Gaussian Process Dynamical Model (GPDM). Indexing latent variables

Hi there! I am new to Pyro and I am trying to implement Gaussian Process Dynamical Models (GPDMs) (see http://www.dgp.toronto.edu/~jmwang/gpdm/nips05final.pdf for reference). Basically, a GPDM is a GPLVM with additional GPs governing the dynamics of the latent states. Given a sequence of N observations [y_1,…,y_N] (each y_i has dimension D) I want to find the associated latent sequence [x_1,…,x_N], (each x_i has dimension d<<D). The latent mapping x->y and the dynamic x(t)->x(t+1) are assumed to be governed by distinct GPs.
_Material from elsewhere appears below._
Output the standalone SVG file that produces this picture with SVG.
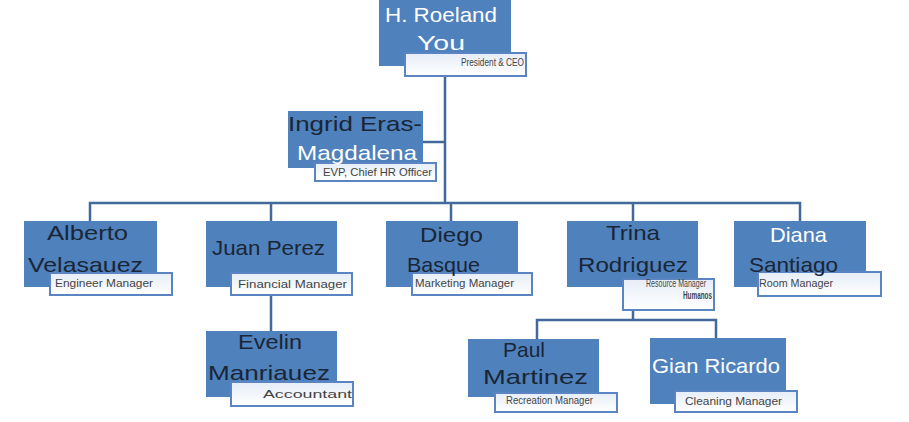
<svg xmlns="http://www.w3.org/2000/svg" width="909" height="422" viewBox="0 0 909 422">
<defs>
<linearGradient id="subg" x1="0" y1="0" x2="0" y2="1">
<stop offset="0" stop-color="#e6edf8"/>
<stop offset="1" stop-color="#ffffff"/>
</linearGradient>
<style>
.box{fill:#4f81bd;}
.sub{fill:url(#subg);stroke:#5a85c2;stroke-width:2;}
.conn{fill:none;stroke:#41699a;stroke-width:2.5;}
.nm{font-family:"Liberation Sans",Arial,sans-serif;font-size:21px;fill:#1a2636;}
.nw{font-family:"Liberation Sans",Arial,sans-serif;font-size:21px;fill:#ffffff;}
.t{font-family:"Liberation Sans",Arial,sans-serif;font-size:11px;fill:#444;}
</style>
</defs>
<rect width="909" height="422" fill="#ffffff"/>
<g id="connectors">
<path class="conn" d="M445 77 V203"/>
<path class="conn" d="M423 142 H445"/>
<path class="conn" d="M90 221 V203 H800 V221"/>
<path class="conn" d="M271 203 V221"/>
<path class="conn" d="M451 203 V221"/>
<path class="conn" d="M633 203 V221"/>
<path class="conn" d="M271 296 V331"/>
<path class="conn" d="M633 296 V320"/>
<path class="conn" d="M537 339 V320 H716 V338"/>
</g>
<g id="n-roeland">
<rect class="box" x="379" y="0" width="132" height="66"/>
<rect class="sub" x="405" y="53" width="121" height="23"/>
<text class="nw" x="385" y="22" textLength="112" lengthAdjust="spacingAndGlyphs">H. Roeland</text>
<text class="nw" x="417" y="50" font-size="24" textLength="48" lengthAdjust="spacingAndGlyphs">You</text>
<text class="t" x="461" y="66" font-size="8.5" fill="#666" textLength="63" lengthAdjust="spacingAndGlyphs">President &amp; CEO</text>
</g>
<g id="n-ingrid">
<rect class="box" x="288" y="111" width="135" height="57"/>
<rect class="sub" x="315" y="163" width="121" height="18"/>
<text class="nm" x="288" y="131" textLength="134" lengthAdjust="spacingAndGlyphs">Ingrid Eras-</text>
<text class="nw" x="297" y="160" textLength="120" lengthAdjust="spacingAndGlyphs">Magdalena</text>
<text class="t" x="323" y="176" fill="#333" textLength="109" lengthAdjust="spacingAndGlyphs">EVP, Chief HR Officer</text>
</g>
<g id="n-alberto">
<rect class="box" x="24" y="221" width="133" height="66"/>
<rect class="sub" x="50" y="273" width="122" height="22"/>
<text class="nm" x="47" y="240" textLength="81" lengthAdjust="spacingAndGlyphs">Alberto</text>
<text class="nm" x="28" y="272" textLength="115" lengthAdjust="spacingAndGlyphs">Velasauez</text>
<text class="t" x="55" y="287" textLength="98" lengthAdjust="spacingAndGlyphs">Engineer Manager</text>
</g>
<g id="n-juan">
<rect class="box" x="206" y="221" width="131" height="66"/>
<rect class="sub" x="231" y="273" width="121" height="22"/>
<text class="nm" x="212" y="255" textLength="113" lengthAdjust="spacingAndGlyphs">Juan Perez</text>
<text class="t" x="238" y="288" font-size="12" fill="#222" textLength="109" lengthAdjust="spacingAndGlyphs">Financial Manager</text>
</g>
<g id="n-diego">
<rect class="box" x="386" y="221" width="132" height="66"/>
<rect class="sub" x="412" y="273" width="120" height="22"/>
<text class="nm" x="420" y="242" textLength="63" lengthAdjust="spacingAndGlyphs">Diego</text>
<text class="nm" x="407" y="272" textLength="73" lengthAdjust="spacingAndGlyphs">Basque</text>
<text class="t" x="415" y="287" fill="#555" textLength="99" lengthAdjust="spacingAndGlyphs">Marketing Manager</text>
</g>
<g id="n-trina">
<rect class="box" x="567" y="221" width="131" height="66"/>
<rect class="sub" x="623" y="279" width="91" height="31"/>
<text class="nm" x="606" y="240" textLength="54" lengthAdjust="spacingAndGlyphs">Trina</text>
<text class="nm" x="578" y="272" textLength="110" lengthAdjust="spacingAndGlyphs">Rodriguez</text>
<text class="t" x="646" y="286.5" font-size="8" fill="#666" textLength="60" lengthAdjust="spacingAndGlyphs">Resource Manager</text>
<text class="t" x="683" y="299" font-size="6" font-weight="bold" fill="#1a2636" textLength="29" lengthAdjust="spacingAndGlyphs">Humanos</text>
</g>
<g id="n-diana">
<rect class="box" x="734" y="221" width="132" height="66"/>
<rect class="sub" x="758" y="272" width="123" height="24"/>
<text class="nw" x="770" y="242" textLength="57" lengthAdjust="spacingAndGlyphs">Diana</text>
<text class="nm" x="749" y="272" textLength="89" lengthAdjust="spacingAndGlyphs">Santiago</text>
<text class="t" x="759" y="287" fill="#222" textLength="74" lengthAdjust="spacingAndGlyphs">Room Manager</text>
</g>
<g id="n-evelin">
<rect class="box" x="206" y="331" width="131" height="66"/>
<rect class="sub" x="231" y="382" width="122" height="24"/>
<text class="nm" x="238" y="349" textLength="64" lengthAdjust="spacingAndGlyphs">Evelin</text>
<text class="nm" x="208" y="380" textLength="122" lengthAdjust="spacingAndGlyphs">Manriauez</text>
<text class="t" x="263" y="398" font-size="16" fill="#111" textLength="89" lengthAdjust="spacingAndGlyphs">Accountant</text>
</g>
<g id="n-paul">
<rect class="box" x="468" y="339" width="131" height="58"/>
<rect class="sub" x="495" y="393" width="122" height="19"/>
<text class="nm" x="503" y="357" textLength="42" lengthAdjust="spacingAndGlyphs">Paul</text>
<text class="nm" x="483" y="384" textLength="105" lengthAdjust="spacingAndGlyphs">Martinez</text>
<text class="t" x="506" y="404" font-size="10" fill="#555" textLength="87" lengthAdjust="spacingAndGlyphs">Recreation Manager</text>
</g>
<g id="n-gian">
<rect class="box" x="650" y="338" width="136" height="66"/>
<rect class="sub" x="675" y="391" width="122" height="21"/>
<text class="nw" x="652" y="373" textLength="128" lengthAdjust="spacingAndGlyphs">Gian Ricardo</text>
<text class="t" x="685" y="405" fill="#555" textLength="97" lengthAdjust="spacingAndGlyphs">Cleaning Manager</text>
</g>
</svg>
Following the GPLVM tutorial, I came up with this basic implementation. (Y is the N x D observation matrix and X_prior the initialization of the latent variables made with PCA).

# kernel of the latent map GP
kernelY = gp.kernels.RBF(input_dim=d, lengthscale=torch.ones(d))
# kernel of the dynamics GP
kernelX = gp.kernels.RBF(input_dim=d, lengthscale=torch.ones(d))
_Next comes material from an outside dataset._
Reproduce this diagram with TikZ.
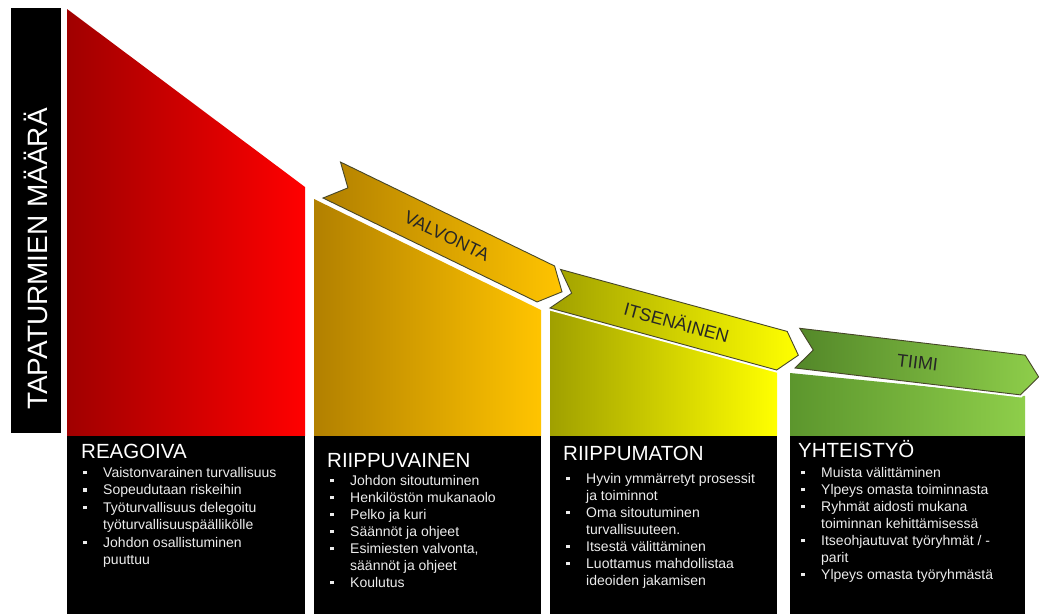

# initialize latent matrix N x D as parameter
X = Parameter(X_prior.clone()) 

# latent map GP X->Y
gpy = gp.models.GPRegression(X, Y.t(), kernelY, noise=torch.tensor(0.01), jitter=1e-5)
# dynamics GP X(1:N-1)->X(2:N)
gpx = gp.models.GPRegression(X[:-1,:], X[1:,:].t(), kernelX, noise=torch.tensor(0.01), jitter=1e-5)
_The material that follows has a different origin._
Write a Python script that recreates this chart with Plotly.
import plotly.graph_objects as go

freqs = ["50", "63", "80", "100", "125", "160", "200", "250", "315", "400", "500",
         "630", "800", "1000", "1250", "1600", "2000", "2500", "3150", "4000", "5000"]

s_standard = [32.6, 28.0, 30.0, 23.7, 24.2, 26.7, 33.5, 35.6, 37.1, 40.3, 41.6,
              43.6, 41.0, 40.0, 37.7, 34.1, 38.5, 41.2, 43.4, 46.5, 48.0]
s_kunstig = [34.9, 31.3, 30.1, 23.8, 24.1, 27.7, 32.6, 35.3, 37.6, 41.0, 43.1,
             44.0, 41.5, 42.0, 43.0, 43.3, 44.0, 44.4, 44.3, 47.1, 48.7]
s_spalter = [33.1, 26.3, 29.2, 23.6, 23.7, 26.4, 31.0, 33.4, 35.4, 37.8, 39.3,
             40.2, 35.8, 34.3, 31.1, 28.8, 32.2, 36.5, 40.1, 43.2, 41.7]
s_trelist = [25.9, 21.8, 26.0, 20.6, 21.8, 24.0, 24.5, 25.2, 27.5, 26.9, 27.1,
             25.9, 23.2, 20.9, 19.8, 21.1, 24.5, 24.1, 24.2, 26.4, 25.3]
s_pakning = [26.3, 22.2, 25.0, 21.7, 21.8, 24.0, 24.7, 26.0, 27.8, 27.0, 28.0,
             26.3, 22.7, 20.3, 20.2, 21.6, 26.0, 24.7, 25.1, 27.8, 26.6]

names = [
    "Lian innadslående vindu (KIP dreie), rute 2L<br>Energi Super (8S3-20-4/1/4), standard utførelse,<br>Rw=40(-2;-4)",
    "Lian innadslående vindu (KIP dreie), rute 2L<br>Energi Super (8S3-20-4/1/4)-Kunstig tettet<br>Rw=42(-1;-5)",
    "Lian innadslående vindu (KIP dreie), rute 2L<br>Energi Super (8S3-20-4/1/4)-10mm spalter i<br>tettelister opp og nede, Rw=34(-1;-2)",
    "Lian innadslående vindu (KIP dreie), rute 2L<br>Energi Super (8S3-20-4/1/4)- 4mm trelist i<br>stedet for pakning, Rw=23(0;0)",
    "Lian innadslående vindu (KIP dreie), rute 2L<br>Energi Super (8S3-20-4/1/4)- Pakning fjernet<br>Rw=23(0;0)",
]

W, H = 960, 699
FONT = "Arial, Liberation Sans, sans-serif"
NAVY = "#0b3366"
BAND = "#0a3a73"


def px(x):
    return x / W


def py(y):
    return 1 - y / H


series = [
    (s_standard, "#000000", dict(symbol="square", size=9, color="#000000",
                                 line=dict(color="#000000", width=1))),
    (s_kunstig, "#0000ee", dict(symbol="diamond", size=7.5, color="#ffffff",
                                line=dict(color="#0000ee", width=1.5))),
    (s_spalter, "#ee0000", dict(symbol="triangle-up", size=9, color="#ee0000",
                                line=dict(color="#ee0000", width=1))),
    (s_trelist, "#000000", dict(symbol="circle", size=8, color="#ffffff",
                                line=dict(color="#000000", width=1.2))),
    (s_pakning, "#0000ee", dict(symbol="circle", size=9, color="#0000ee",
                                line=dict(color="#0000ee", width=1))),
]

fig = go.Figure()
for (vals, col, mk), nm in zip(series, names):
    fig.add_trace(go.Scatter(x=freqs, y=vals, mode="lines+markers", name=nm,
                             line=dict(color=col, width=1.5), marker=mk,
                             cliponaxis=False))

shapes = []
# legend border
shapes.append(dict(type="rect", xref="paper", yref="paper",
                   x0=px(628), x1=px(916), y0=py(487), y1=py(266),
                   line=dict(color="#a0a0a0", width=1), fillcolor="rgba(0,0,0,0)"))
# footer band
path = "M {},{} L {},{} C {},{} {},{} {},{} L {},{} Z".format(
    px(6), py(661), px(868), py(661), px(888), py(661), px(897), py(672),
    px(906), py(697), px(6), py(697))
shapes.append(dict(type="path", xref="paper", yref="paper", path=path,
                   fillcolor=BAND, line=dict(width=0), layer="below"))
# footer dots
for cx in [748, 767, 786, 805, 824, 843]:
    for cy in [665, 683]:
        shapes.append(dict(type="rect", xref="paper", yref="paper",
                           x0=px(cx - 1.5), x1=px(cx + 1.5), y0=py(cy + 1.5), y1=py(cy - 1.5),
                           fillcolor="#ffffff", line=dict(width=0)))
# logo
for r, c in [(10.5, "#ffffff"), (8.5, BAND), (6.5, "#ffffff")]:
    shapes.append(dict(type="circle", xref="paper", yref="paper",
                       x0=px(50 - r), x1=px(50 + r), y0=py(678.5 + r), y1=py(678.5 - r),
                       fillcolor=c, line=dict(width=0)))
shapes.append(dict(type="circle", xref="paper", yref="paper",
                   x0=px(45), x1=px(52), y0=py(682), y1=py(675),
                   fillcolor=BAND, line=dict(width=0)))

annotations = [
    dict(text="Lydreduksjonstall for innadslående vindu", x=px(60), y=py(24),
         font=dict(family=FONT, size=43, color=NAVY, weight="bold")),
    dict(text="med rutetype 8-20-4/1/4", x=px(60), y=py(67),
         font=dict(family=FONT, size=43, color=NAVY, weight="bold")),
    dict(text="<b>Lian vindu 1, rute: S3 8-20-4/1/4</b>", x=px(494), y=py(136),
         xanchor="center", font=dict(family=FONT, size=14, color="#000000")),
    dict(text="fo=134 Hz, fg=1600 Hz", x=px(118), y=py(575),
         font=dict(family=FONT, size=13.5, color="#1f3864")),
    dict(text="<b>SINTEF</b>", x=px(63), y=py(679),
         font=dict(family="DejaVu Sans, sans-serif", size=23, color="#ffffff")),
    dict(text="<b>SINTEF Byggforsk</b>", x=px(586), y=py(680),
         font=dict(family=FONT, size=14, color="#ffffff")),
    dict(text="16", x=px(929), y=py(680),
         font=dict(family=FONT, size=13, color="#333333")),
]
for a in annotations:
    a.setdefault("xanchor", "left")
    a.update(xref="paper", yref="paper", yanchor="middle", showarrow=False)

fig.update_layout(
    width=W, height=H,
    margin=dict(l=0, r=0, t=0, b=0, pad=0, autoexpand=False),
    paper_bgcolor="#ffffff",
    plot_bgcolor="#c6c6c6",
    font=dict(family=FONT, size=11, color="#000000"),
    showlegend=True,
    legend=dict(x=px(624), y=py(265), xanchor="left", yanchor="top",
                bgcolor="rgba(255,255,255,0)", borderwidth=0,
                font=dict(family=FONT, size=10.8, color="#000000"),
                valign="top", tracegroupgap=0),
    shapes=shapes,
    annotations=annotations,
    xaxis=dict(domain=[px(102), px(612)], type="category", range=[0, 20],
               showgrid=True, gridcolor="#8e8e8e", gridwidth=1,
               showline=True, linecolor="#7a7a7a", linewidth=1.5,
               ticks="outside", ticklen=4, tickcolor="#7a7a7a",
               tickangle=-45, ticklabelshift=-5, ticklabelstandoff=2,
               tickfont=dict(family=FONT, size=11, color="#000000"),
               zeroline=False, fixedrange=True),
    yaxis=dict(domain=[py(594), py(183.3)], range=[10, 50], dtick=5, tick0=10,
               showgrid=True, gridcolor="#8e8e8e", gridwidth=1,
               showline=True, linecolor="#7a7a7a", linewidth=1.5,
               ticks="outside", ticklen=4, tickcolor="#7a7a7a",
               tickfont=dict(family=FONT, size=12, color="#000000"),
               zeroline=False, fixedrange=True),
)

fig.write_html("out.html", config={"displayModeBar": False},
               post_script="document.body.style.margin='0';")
optimizer = torch.optim.Adam(list(gpy.parameters()) + list(gpx.parameters()), lr=0.01)
loss_fn = pyro.infer.Trace_ELBO().differentiable_loss
num_steps = 2500
for i in range(num_steps):
    optimizer.zero_grad()
    loss = loss_fn(gpy.model, gpy.guide) + loss_fn(gpx.model, gpx.guide)
    loss.backward()
    optimizer.step()

The code works fine, I can fit the models and find a reasonable latent evolution. But, If instead of slicing X like X[:-1,:] and X[1:,:], I use indices like

in_indices = list(range(0,N-1))
out_indices = list(range(1,N))
gpx = gp.models.GPRegression(X[in_indices,:], X[out_indices,:].t(), kernelX, noise=torch.tensor(0.01), jitter=1e-5)

I get the error

RuntimeError: Trying to backward through the graph a second time, but the saved intermediate results have already been freed. Specify retain_graph=True when calling backward the first time.

and if I use loss.backward(retain_graph=True) the optimization cannot converge to a good solution. I tried also to use Index and Vindex from pyro.ops.indexing but the problem persists.

Does anyone know the reason of the different effects obtained with slicing or indexing and how I should properly index X in this context?

Also, if someone has implemented GPDM using Pyro before, feel free to give me any kind of suggestion.

P.S. I need to index X to model two different sequences of observations of length N1 and N2, because I must ensure that the first latent state of the 2nd sequence does not depend on the last of the 1st sequence (in_indeces = list(range(0,N1-1))+list(range(N1,N1+N2-1)) and out_indices = list(range(1,N1))+list(range(N1+1,N1+N2))).